このために別途ファンを設けて空気をかき混ぜることで、できるだけ設定温度に近くなるようにしているわけです。
逆に設定温度に到達しない稼働音だけうるさいクソ暑い車両もありますが、これは古くなって冷房能力が著しく低下していることが多いですね。
このクソ暑い車両にまでファンが設置されて稼働させると、暑い空気を車内で循環させるために車両全体がよけいに暑くなるという逆効果も生まれたりします。
ちなみに私がいた会社では冷房の設定温度は本社の一存で決められていて、車両担当者はその指示に従って設定しています。
乗務員はというと冷房をつけるか切るかの選択しかなく、もう少し強めるとか弱めるといった微調整もできません。
でも中には弱冷房車も含めて全車両がクソ暑い、しかも弱冷房車の方がまだ冷房が利いているという、わけの分からない状態で運行されている編成もあり、そういう編成の場合は車両担当者が乗務員からのクレームに耐えかねて、設定温度を内緒でかなり引き下げるということもありました。
それでも冷房装置自体が古くて能力が落ちているから、設定温度を下げたところでほぼ意味をなしていませんでしたが。
弱冷房車の隣の車両が抵抗を積んでいて、抵抗制御の車両は発電ブレーキ時にかなりの熱を発するのですが、その熱が冷房能力を上回っているので、弱冷房車よりはるかに暑いという編成もありましたし。
強冷房車
猛暑で電車の弱冷房車は避ける? 「強冷房車」のニーズも 2000人にアンケートの記事にあるように、弱冷房車を設定するのならば強冷房車も設定しろと言われたこともあります。
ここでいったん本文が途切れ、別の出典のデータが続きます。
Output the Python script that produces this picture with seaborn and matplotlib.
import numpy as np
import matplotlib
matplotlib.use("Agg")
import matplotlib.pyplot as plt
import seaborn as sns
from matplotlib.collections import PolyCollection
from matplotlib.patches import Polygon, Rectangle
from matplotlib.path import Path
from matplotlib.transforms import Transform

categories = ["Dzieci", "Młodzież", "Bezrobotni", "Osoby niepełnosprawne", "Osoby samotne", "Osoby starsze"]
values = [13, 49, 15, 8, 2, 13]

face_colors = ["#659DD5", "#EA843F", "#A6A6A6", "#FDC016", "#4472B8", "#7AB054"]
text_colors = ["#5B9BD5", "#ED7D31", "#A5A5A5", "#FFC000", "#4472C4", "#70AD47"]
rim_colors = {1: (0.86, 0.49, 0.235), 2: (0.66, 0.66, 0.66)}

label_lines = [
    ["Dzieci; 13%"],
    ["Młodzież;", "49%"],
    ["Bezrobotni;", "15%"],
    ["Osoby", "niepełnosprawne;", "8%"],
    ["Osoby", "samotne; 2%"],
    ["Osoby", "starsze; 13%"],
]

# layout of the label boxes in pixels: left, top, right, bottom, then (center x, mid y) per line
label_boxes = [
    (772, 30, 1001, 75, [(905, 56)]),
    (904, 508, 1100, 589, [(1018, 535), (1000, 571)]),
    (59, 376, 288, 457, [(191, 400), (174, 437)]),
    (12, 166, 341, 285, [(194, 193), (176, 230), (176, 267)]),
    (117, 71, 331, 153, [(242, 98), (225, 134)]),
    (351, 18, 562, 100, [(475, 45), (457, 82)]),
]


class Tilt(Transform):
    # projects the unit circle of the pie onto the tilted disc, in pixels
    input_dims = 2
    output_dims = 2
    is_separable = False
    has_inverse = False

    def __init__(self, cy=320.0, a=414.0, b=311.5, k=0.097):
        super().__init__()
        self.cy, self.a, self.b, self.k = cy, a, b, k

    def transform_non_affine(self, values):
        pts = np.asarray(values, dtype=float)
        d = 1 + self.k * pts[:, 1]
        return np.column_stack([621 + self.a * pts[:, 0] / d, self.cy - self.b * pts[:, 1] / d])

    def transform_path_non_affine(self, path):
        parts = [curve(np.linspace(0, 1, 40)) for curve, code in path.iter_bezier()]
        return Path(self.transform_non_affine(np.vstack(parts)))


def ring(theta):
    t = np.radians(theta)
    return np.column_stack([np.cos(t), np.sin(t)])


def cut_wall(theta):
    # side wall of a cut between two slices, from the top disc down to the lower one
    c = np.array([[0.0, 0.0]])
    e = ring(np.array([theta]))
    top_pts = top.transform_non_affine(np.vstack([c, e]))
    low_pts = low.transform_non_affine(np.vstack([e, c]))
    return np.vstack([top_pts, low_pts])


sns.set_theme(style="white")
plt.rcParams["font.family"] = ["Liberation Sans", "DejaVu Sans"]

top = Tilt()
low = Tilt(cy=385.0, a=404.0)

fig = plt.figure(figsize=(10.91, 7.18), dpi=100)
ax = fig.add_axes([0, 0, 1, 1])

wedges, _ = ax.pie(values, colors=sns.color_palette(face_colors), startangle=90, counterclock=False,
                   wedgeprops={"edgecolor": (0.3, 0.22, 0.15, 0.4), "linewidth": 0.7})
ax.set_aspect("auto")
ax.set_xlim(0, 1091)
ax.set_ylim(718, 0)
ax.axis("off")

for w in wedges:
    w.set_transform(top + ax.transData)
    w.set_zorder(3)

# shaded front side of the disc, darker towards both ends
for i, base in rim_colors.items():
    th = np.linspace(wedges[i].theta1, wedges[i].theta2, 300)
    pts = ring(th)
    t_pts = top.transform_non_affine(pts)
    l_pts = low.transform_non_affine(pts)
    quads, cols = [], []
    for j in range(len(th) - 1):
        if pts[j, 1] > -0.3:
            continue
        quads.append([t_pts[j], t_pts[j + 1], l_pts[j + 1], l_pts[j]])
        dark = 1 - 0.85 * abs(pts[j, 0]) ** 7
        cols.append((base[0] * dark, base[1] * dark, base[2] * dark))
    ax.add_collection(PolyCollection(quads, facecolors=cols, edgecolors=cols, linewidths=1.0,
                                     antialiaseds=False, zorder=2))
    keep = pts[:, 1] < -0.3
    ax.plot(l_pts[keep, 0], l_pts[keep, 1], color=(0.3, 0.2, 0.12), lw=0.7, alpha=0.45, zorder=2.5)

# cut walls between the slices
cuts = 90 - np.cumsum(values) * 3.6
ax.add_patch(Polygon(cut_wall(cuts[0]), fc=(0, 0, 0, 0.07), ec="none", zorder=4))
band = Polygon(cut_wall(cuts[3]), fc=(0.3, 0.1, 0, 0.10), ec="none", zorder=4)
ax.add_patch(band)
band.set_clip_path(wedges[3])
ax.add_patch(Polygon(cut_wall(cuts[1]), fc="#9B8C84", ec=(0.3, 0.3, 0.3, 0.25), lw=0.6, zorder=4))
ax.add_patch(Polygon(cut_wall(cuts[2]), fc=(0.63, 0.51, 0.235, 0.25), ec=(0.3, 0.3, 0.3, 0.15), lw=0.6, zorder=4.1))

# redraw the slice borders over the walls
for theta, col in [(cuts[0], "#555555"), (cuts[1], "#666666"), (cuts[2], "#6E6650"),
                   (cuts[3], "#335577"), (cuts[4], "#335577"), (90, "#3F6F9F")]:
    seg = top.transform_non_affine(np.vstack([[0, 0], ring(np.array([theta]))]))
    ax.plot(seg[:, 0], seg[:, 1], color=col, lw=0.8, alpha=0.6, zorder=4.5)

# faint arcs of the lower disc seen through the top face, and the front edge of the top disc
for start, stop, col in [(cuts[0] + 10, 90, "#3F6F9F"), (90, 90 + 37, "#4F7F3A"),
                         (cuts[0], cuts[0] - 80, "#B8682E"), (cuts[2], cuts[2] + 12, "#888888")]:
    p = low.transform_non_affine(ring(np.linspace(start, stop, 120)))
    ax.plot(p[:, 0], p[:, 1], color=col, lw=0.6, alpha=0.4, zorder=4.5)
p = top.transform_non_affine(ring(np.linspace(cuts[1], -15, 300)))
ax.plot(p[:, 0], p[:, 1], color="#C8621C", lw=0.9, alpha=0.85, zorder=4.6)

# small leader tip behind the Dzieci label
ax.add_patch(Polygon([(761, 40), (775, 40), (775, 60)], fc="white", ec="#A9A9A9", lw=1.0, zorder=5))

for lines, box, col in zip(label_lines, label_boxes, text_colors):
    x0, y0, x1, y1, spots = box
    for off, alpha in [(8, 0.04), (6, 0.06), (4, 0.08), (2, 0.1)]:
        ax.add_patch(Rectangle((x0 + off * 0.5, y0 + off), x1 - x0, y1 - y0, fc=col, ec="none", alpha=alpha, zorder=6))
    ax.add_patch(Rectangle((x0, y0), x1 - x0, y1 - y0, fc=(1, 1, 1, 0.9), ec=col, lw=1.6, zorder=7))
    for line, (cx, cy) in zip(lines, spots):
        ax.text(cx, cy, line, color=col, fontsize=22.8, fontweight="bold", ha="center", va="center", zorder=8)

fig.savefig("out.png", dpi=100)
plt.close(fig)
特に冷房の利きがひどい編成を担当している時に言われましたね。
弱冷房車は暖房車でほかの車両はすべてが弱冷房車になっているから、強冷房車も走らせろって。
先の記事のコメント欄を見ると、弱冷房車を設定するらならば弱暖房車も設定してほしいという声も多いようです。
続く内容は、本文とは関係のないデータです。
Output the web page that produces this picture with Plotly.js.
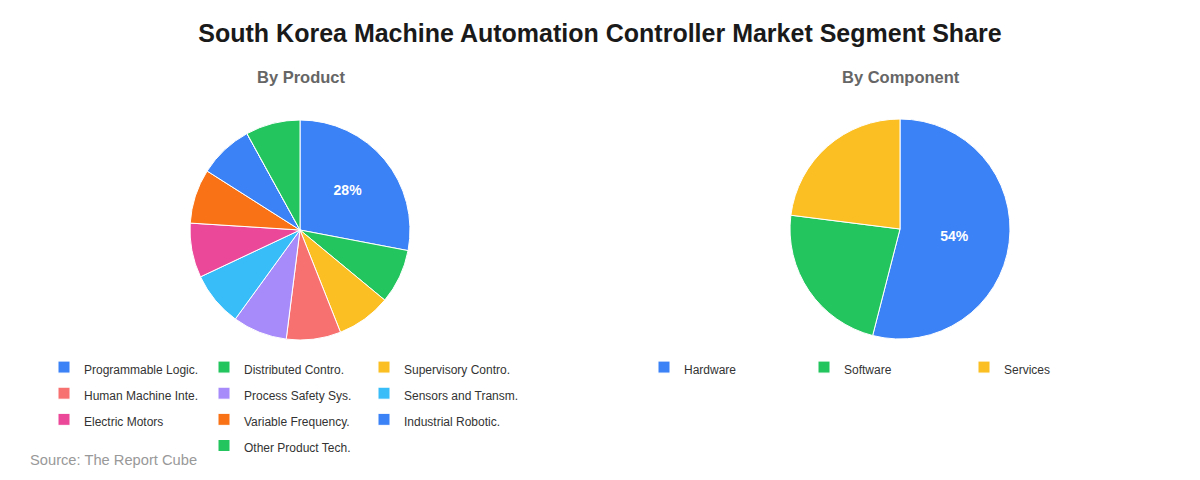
<!DOCTYPE html>
<html>
<head>
<meta charset="utf-8">
<script src="https://cdn.plot.ly/plotly-3.0.1.min.js"></script>
<style>html,body{margin:0;padding:0;background:#fff;}#chart{width:1200px;height:480px;}</style>
</head>
<body>
<div id="chart"></div>
<script>
const productLabels = ["Programmable Logic.", "Distributed Contro.", "Supervisory Contro.", "Human Machine Inte.", "Process Safety Sys.", "Sensors and Transm.", "Electric Motors", "Variable Frequency.", "Industrial Robotic.", "Other Product Tech."];
const productValues = [28, 8, 8, 8, 8, 8, 8, 8, 8, 8];
const productColors = ["#3b82f6", "#22c55e", "#fbbf24", "#f87171", "#a78bfa", "#38bdf8", "#ec4899", "#f97316", "#3b82f6", "#22c55e"];

const componentLabels = ["Hardware", "Software", "Services"];
const componentValues = [54, 23, 23];
const componentColors = ["#3b82f6", "#22c55e", "#fbbf24"];

// page geometry (px)
const W = 1200, H = 480;
const ML = 45, MR = 0;
const GW = W - ML - MR;
const px2x = p => (p - ML) / GW;
const py2y = p => 1 - p / H;
const COLS = 3;

function legendLabels(arr) {
  return arr.map(s => '<span style="font-size:12px">' + s + '</span>');
}
function textTemplates(vals) {
  const mx = Math.max.apply(null, vals);
  return vals.map(v => v === mx ? '%{percent:.0%}' : '');
}
// center the last (incomplete) legend row by inserting invisible zero-size spacer entries
function withRowCentering(labels, values, colors) {
  const rem = labels.length % COLS;
  const L = legendLabels(labels), V = values.slice(), C = colors.slice(), T = textTemplates(values);
  if (rem === 0) return {L, V, C, T};
  const pad = Math.floor((COLS - rem) / 2);
  const at = labels.length - rem;
  for (let i = 0; i < pad; i++) {
    L.splice(at, 0, '\u00a0'.repeat(i + 1));
    V.splice(at, 0, 0);
    C.splice(at, 0, 'rgba(0,0,0,0)');
    T.splice(at, 0, '');
  }
  return {L, V, C, T};
}

const pieFont = {family: 'Liberation Sans, Arial, sans-serif', size: 14, color: '#ffffff', weight: 'bold'};
const prod = withRowCentering(productLabels, productValues, productColors);

const traces = [
  {
    type: 'pie',
    labels: prod.L,
    values: prod.V,
    marker: {colors: prod.C, line: {color: '#ffffff', width: 1}},
    sort: false,
    direction: 'clockwise',
    rotation: 0,
    textposition: 'inside',
    insidetextorientation: 'horizontal',
    texttemplate: prod.T,
    textfont: pieFont,
    domain: {x: [px2x(190), px2x(410)], y: [py2y(340), py2y(120)]},
    legend: 'legend',
    hoverinfo: 'label+percent'
  },
  {
    type: 'pie',
    labels: legendLabels(componentLabels),
    values: componentValues,
    marker: {colors: componentColors, line: {color: '#ffffff', width: 1}},
    sort: false,
    direction: 'clockwise',
    rotation: 0,
    textposition: 'inside',
    insidetextorientation: 'horizontal',
    texttemplate: textTemplates(componentValues),
    textfont: pieFont,
    domain: {x: [px2x(790), px2x(1010)], y: [py2y(339), py2y(119)]},
    legend: 'legend2',
    hoverinfo: 'label+percent'
  }
];

const layout = {
  width: W,
  height: H,
  margin: {l: ML, r: MR, t: 0, b: 0, autoexpand: false},
  paper_bgcolor: '#ffffff',
  font: {family: 'Liberation Sans, Arial, sans-serif', color: '#333333'},
  title: {
    text: '<b>South Korea Machine Automation Controller Market Segment Share</b>',
    font: {size: 25, color: '#1a1a1a', family: 'Liberation Sans, Arial, sans-serif'},
    x: 0.5, xref: 'container', xanchor: 'center', y: 1 - 33/480, yanchor: 'middle', yref: 'container'
  },
  showlegend: true,
  legend: {
    orientation: 'h', x: -1/GW, xanchor: 'left', y: py2y(349), yanchor: 'top',
    entrywidth: 115, entrywidthmode: 'pixels',
    font: {size: 17.8, color: '#333333'}, bgcolor: 'rgba(0,0,0,0)', traceorder: 'normal'
  },
  legend2: {
    orientation: 'h', x: px2x(644), xanchor: 'left', y: py2y(349), yanchor: 'top',
    entrywidth: 115, entrywidthmode: 'pixels',
    font: {size: 17.8, color: '#333333'}, bgcolor: 'rgba(0,0,0,0)', traceorder: 'normal'
  },
  annotations: [
    {text: '<b>By Product</b>', x: px2x(301), y: py2y(77), xref: 'paper', yref: 'paper', showarrow: false, xanchor: 'center', yanchor: 'middle', font: {size: 16.5, color: '#666666'}},
    {text: '<b>By Component</b>', x: px2x(901), y: py2y(77), xref: 'paper', yref: 'paper', showarrow: false, xanchor: 'center', yanchor: 'middle', font: {size: 16.5, color: '#666666'}},
    {text: 'Source: The Report Cube', x: px2x(28), y: py2y(460), xref: 'paper', yref: 'paper', showarrow: false, xanchor: 'left', yanchor: 'middle', font: {size: 14.7, color: '#999999'}}
  ]
};

Plotly.newPlot('chart', traces, layout, {displayModeBar: false, staticPlot: true});
</script>
</body>
</html>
冬のラッシュ時間帯は厚着をしていることもあって汗をかくほどだから、暖房を弱めてほしいということですね。
私が車掌・運転士として乗務していた範囲で言うと、私がいた会社の車両は暖房についても入れるか切るかの選択しかなく、設定温度は冷房と同じように本社側が決めて車両担当者が設定。
そして、最も空いている最後部の車両にも立ち客が出始めると、暖房を切っていました。
お客さんの熱気で車内が暑くなるので、暖房の必要はありませんから。
また熱気は車内の上の方、つまりは立っている方の頭のあたりにたまるので、余計に暑く感じるのではないかな。
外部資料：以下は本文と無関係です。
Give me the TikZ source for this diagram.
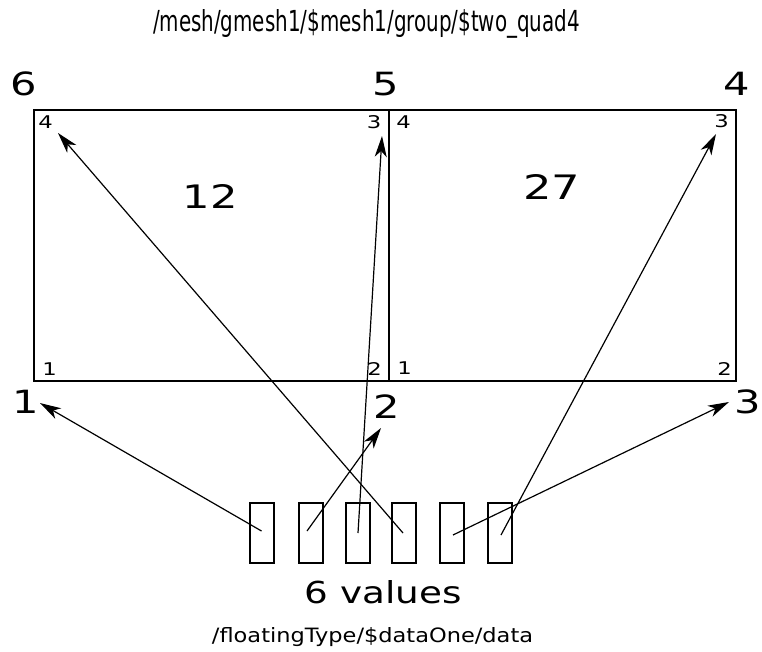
\documentclass[tikz,border=0pt]{standalone}
\usepackage{graphicx}
\usepackage{fontspec}
\setmainfont{DejaVu Sans}
\newfontfamily\widefont[FakeStretch=1.3]{DejaVu Sans}
\usetikzlibrary{arrows.meta}
\begin{document}
\begin{tikzpicture}[x=1pt,y=-1pt,
  elem/.style={draw,line width=2pt},
  valbox/.style={draw,line width=2pt,minimum width=24pt,minimum height=60pt,inner sep=0pt},
  big/.style={font=\widefont\fontsize{32}{32}\selectfont,inner sep=0pt,anchor=base},
  small/.style={font=\widefont\fontsize{17.5}{17.5}\selectfont,inner sep=0pt,anchor=base},
  txt/.style={inner sep=0pt,anchor=base},
  link/.style={line width=1.2pt,-{Stealth[length=21pt,width=12pt,inset=6pt]}}]
\useasboundingbox (0,0) rectangle (762,652);
% title
\node[txt] (title) at (366.5,32) {\resizebox{427pt}{22pt}{/mesh/gmesh1/\$mesh1/group/\$two\_quad4}};
% elements
\draw[elem] (34,110) rectangle (389,381);
\draw[elem] (389,110) rectangle (736,381);
\node[txt] (e12) at (210.5,209) {\resizebox{55pt}{24pt}{12}};
\node[txt] (e27) at (551.5,200) {\resizebox{57pt}{25pt}{27}};
% global node numbers
\node[big] (n6) at (23.5,96) {6};
\node[big] (n5) at (385.5,96) {5};
\node[big] (n4) at (736.5,96) {4};
\node[big] (n1) at (26,413) {1};
\node[big] (n2) at (386.5,418) {2};
\node[big] (n3) at (747.5,413) {3};
% local numbers
\node[small] (a4) at (45.5,129) {4};
\node[small] (a3) at (374,129) {3};
\node[small] (a1) at (49.5,375) {1};
\node[small] (a2) at (374.5,375) {2};
\node[small] (b4) at (403.5,129) {4};
\node[small] (b3) at (721.5,128) {3};
\node[small] (b1) at (404.5,374) {1};
\node[small] (b2) at (724.5,375) {2};
% value boxes
\node[valbox] (v1) at (261.5,532.5) {};
\node[valbox] (v2) at (310.5,532.5) {};
\node[valbox] (v3) at (357.5,532.5) {};
\node[valbox] (v4) at (403.5,532.5) {};
\node[valbox] (v5) at (452,532.5) {};
\node[valbox] (v6) at (500,532.5) {};
\node[txt] (vals) at (383.5,603) {\resizebox{157pt}{23pt}{6 values}};
\node[txt] (path) at (372.5,642) {\resizebox{321pt}{15pt}{/floatingType/\$dataOne/data}};
% arrow tips
\coordinate (t1) at (40,403);
\coordinate (t2) at (381,428);
\coordinate (t3) at (382,136);
\coordinate (t4) at (58,133);
\coordinate (t5) at (729,402);
\coordinate (t6) at (716,134);
\draw[link] ([shift={(0,-1.5)}]v1.center) -- (t1);
\draw[link] ([shift={(-3.5,-1.5)}]v2.center) -- (t2);
\draw[link] ([shift={(0.5,0.5)}]v3.center) -- (t3);
\draw[link] ([shift={(-0.5,0.5)}]v4.center) -- (t4);
\draw[link] ([shift={(1,2.5)}]v5.center) -- (t5);
\draw[link] ([shift={(1,2.5)}]v6.center) -- (t6);
\end{tikzpicture}
\end{document}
本当は真冬のラッシュ時間には軽く除湿を使えば暑さはマシになるし、最近の車両は自動で稼働するようになっているものもあるようです。
私がいた会社の車両にそんな使える装置は今でも搭載されていないだろうし、窓を少し開けるくらいしか解決法はないかも。
冷房使用時も少し窓を開けて車内に風を流せばもう少し涼しくなるんだけど。